Courtesy of John Rubino.
One of the many scary things about writing an investment book is the six months that elapse between the typing of the last word and the book’s appearance in stores. That’s enough time for your predictions to be proven wrong or – nearly as bad – for your predictions to come true and make the book’s advice obsolete.
The temporal jury is still out on Nick Barisheff’s $10,000 Gold. Either it will be this generation’s Dow 36,000, a signpost marking a secular top, or a prescient and gutsy call for faith in gold’s fundamentals at a time when many are giving up on precious metals.
The latter is more probable, for reasons that Barisheff, CEO of Canadian gold dealer Bullion Management Group, spells out early on. To hit just a few of the high points: the developed world is grossly over-indebted and is holding a 1930s-style depression at bay with insanely-low interest rates and unprecedented amounts of newly-created currency. In response, the developing world, led by China, India and Russia, is buying up every bit of gold they can get their hands on, with an eye to the inevitable changing of the currency guard when the dollar, euro and yen are depreciated to nothing and the yuan and ruble rise to take their place. This dynamic, says Barisheff, will send gold soaring – though of course it will actually be gold sitting still and the dollar plunging.

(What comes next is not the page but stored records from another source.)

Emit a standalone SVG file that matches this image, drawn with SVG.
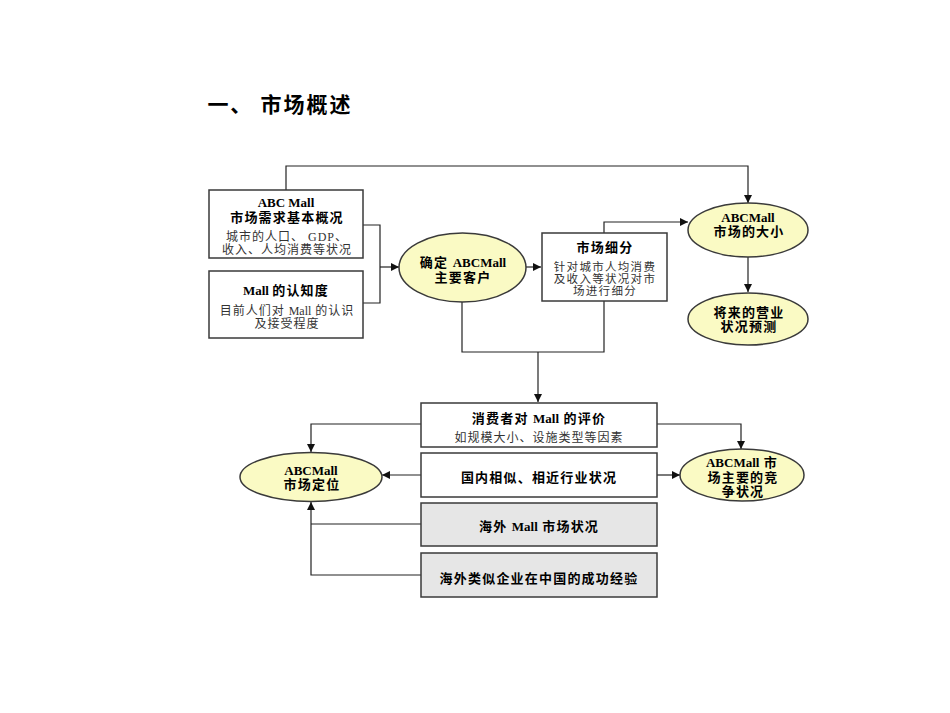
<svg xmlns="http://www.w3.org/2000/svg" width="950" height="713" viewBox="0 0 950 713">
<style>
text{font-family:"Liberation Serif","Noto Sans CJK SC",serif;text-anchor:middle;dominant-baseline:central;fill:#000}
.b{font-weight:bold;font-size:13px;letter-spacing:1.2px}
.n{font-size:12px;letter-spacing:1px;fill:#333}
.s{font-size:11.5px;letter-spacing:1.3px;fill:#333}
.l{letter-spacing:0}
.box{fill:#fff;stroke:#3a3a3a;stroke-width:1.5}
.gray{fill:#e6e6e6;stroke:#3a3a3a;stroke-width:1.5}
.ell{fill:#fafac4;stroke:#3a3a3a;stroke-width:1.5}
.c{fill:none;stroke:#222;stroke-width:1.2}
</style>
<defs>
<marker id="ah" viewBox="0 0 10 10" refX="10" refY="5" markerWidth="8" markerHeight="8" markerUnits="userSpaceOnUse" orient="auto">
<path d="M0,0L10,5L0,10z" fill="#111"/>
</marker>
</defs>
<rect width="950" height="713" fill="#fff"/>
<text x="280" y="105" style="font-size:21px;font-weight:bold;letter-spacing:2px">一、 市场概述</text>

<g id="connectors">
<path class="c" d="M286,190V166H748V203" marker-end="url(#ah)"/>
<path class="c" d="M363,225H380V303H363"/>
<path class="c" d="M380,267H399" marker-end="url(#ah)"/>
<path class="c" d="M526,267H541" marker-end="url(#ah)"/>
<path class="c" d="M604,233V222H688" marker-end="url(#ah)"/>
<path class="c" d="M748,257V292" marker-end="url(#ah)"/>
<path class="c" d="M462,302V352H604V301"/>
<path class="c" d="M538,352V402" marker-end="url(#ah)"/>
<path class="c" d="M421,424H311V452" marker-end="url(#ah)"/>
<path class="c" d="M421,475H382" marker-end="url(#ah)"/>
<path class="c" d="M657,424H741V449" marker-end="url(#ah)"/>
<path class="c" d="M657,475H680" marker-end="url(#ah)"/>
<path class="c" d="M421,575H311V502" marker-end="url(#ah)"/>
<path class="c" d="M421,524H311"/>
</g>

<g id="n1">
<rect class="box" x="209" y="190" width="154" height="68"/>
<text class="b l" x="286" y="202">ABC Mall</text>
<text class="b" x="287" y="217">市场需求基本概况</text>
<text class="n" x="287" y="237">城市的人口、 GDP、</text>
<text class="n" x="287" y="250">收入、人均消费等状况</text>
</g>
<g id="n2">
<rect class="box" x="209" y="271" width="154" height="67"/>
<text class="b" x="286" y="290"><tspan class="l">Mall </tspan>的认知度</text>
<text class="n" x="287" y="311">目前人们对 <tspan class="l">Mall</tspan> 的认识</text>
<text class="n" x="287" y="324">及接受程度</text>
</g>
<g id="n3">
<ellipse class="ell" cx="462.5" cy="267.5" rx="63.5" ry="34.5"/>
<text class="b" x="463" y="262">确定 <tspan class="l">ABCMall</tspan></text>
<text class="b" x="463" y="277">主要客户</text>
</g>
<g id="n4">
<rect class="box" x="542" y="233" width="125" height="68"/>
<text class="b" x="605" y="247">市场细分</text>
<text class="s" x="605" y="267">针对城市人均消费</text>
<text class="s" x="605" y="279">及收入等状况对市</text>
<text class="s" x="605" y="291">场进行细分</text>
</g>
<g id="n5">
<ellipse class="ell" cx="748" cy="230" rx="60" ry="27"/>
<text class="b l" x="748" y="217">ABCMall</text>
<text class="b" x="749" y="231">市场的大小</text>
</g>
<g id="n6">
<ellipse class="ell" cx="748" cy="319" rx="60" ry="26"/>
<text class="b" x="749" y="312">将来的营业</text>
<text class="b" x="749" y="326">状况预测</text>
</g>
<g id="n7">
<rect class="box" x="421" y="403" width="236" height="44"/>
<text class="b" x="539" y="418">消费者对 <tspan class="l">Mall</tspan> 的评价</text>
<text class="n" x="539" y="438">如规模大小、设施类型等因素</text>
</g>
<g id="n8">
<rect class="box" x="421" y="453" width="236" height="44"/>
<text class="b" x="539" y="477">国内相似、相近行业状况</text>
</g>
<g id="n9">
<rect class="gray" x="421" y="503" width="236" height="43"/>
<text class="b" x="539" y="526">海外 <tspan class="l">Mall</tspan> 市场状况</text>
</g>
<g id="n10">
<rect class="gray" x="421" y="553" width="236" height="44"/>
<text class="b" x="539" y="578">海外类似企业在中国的成功经验</text>
</g>
<g id="n11">
<ellipse class="ell" cx="311" cy="477" rx="71" ry="24.5"/>
<text class="b l" x="311" y="470">ABCMall</text>
<text class="b" x="312" y="484">市场定位</text>
</g>
<g id="n12">
<ellipse class="ell" cx="742" cy="475" rx="62" ry="26"/>
<text class="b" x="742" y="462"><tspan class="l">ABCMall</tspan> 市</text>
<text class="b" x="743" y="477">场主要的竞</text>
<text class="b" x="743" y="491">争状况</text>
</g>
</svg>
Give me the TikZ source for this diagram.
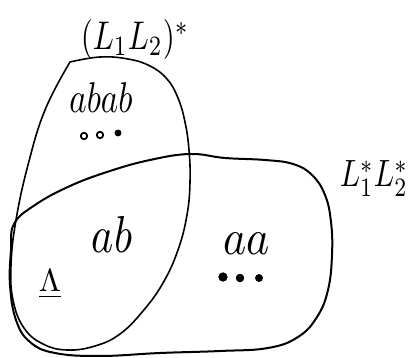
\documentclass[tikz,border=0pt]{standalone}
\begin{document}
\begin{tikzpicture}[x=1pt,y=-1pt,
  region/.style={line width=1.6pt,line cap=round,line join=round},
  lbl/.style={inner sep=0pt,anchor=base},
  dotf/.style={fill=black,draw=black,line width=0.8pt},
  doto/.style={fill=white,draw=black,line width=1.8pt}]
\useasboundingbox (0,0) rectangle (408,358);

% the language (L1L2)^*
\draw[region] plot[smooth,tension=0.7] coordinates {
  (70,62) (100,57) (128,59) (150,66) (167,79) (178,98) (185,122) (189,150)
  (190,182) (187,215) (178,250) (163,283) (143,311) (120,334) (95,346)
  (67,350) (43,344) (24,328) (13,300) (11,265) (16,220) (28,165) (45,110) (70,62)};

% the language L1^* L2^*
\draw[region,line width=2pt] plot[smooth cycle,tension=0.7] coordinates {
  (14,224) (35,205) (70,186) (110,171) (150,160) (190,154) (225,158) (265,160)
  (293,164) (312,175) (325,195) (331,222) (332,255) (328,290) (317,317)
  (298,337) (268,348) (220,351) (160,353) (100,356) (55,353) (30,342)
  (16,320) (10,285) (11,250)};

% set names
\node[lbl,xscale=3.1,yscale=4.0] (n1) at (135,50) {$(L_1L_2)^*$};
\node[lbl,xscale=3.0,yscale=3.8] (n2) at (374,187) {$L_1^*L_2^*$};

% strings
\node[lbl,xscale=3.3,yscale=4.3] (s1) at (101,113) {$abab$};
\node[lbl,xscale=4.2,yscale=5.2] (s2) at (112,253) {$ab$};
\node[lbl,xscale=4.4,yscale=5.0] (s3) at (247,255) {$aa$};
\node[lbl,scale=3.2] (s4) at (50,292) {$\underline{\Lambda}$};

% ellipses
\draw[doto] (84,136) circle (3.2);
\draw[doto] (100,135) circle (3.2);
\draw[dotf] (118,133) circle (3);
\draw[dotf] (223,277) circle (4.2);
\draw[dotf] (240,278) circle (3.8);
\draw[dotf] (259,278) circle (3.5);
\end{tikzpicture}
\end{document}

As a gold dealer, Barisheff is at his best when clarifying the differences between paper gold like ETFs and unallocated storage and the real thing like coins and allocated accounts. This paper-versus-physical distinction has become front-page news recently, and is a crucial piece of information for new gold investors. The time will come when millions of people who think they own gold find out that they really don’t. This book’s readers will avoid that fate.
In Barisheff’s analysis, the US is in the final stage before hyperinflation, with debt beginning to overwhelm the system while crucial needs like infrastructure are starved to pay for entitlements, overseas military adventures and interest. Here’s how he describes what comes next:
Stage 5 is hyperinflation, the worst economic phase of the fiat cycle, when currency becomes essentially worthless. Hyperinflation has occurred fifty-six times since 1795. During the Weimar hyperinflation, which we will discuss in more detail below, only gold was accepted as reparation payment. Of course, it is probable that a significant structural change will occur, likely involving the formal recognition of gold as money, in order to avoid hyperinflation on a global scale.
Where would gold have to be set to account for all the paper currency now circulating? That’s right, $10,000.
A final note about this book’s production values: The publisher, John Wiley & Sons Canada, has done a great job with the cover art, the graphs and the indexes, while Barisheff’s presentation is clear and logical. This is a polished production from beginning to end, which makes it an easy read. Everyone associated with it should be proud of what they’ve produced.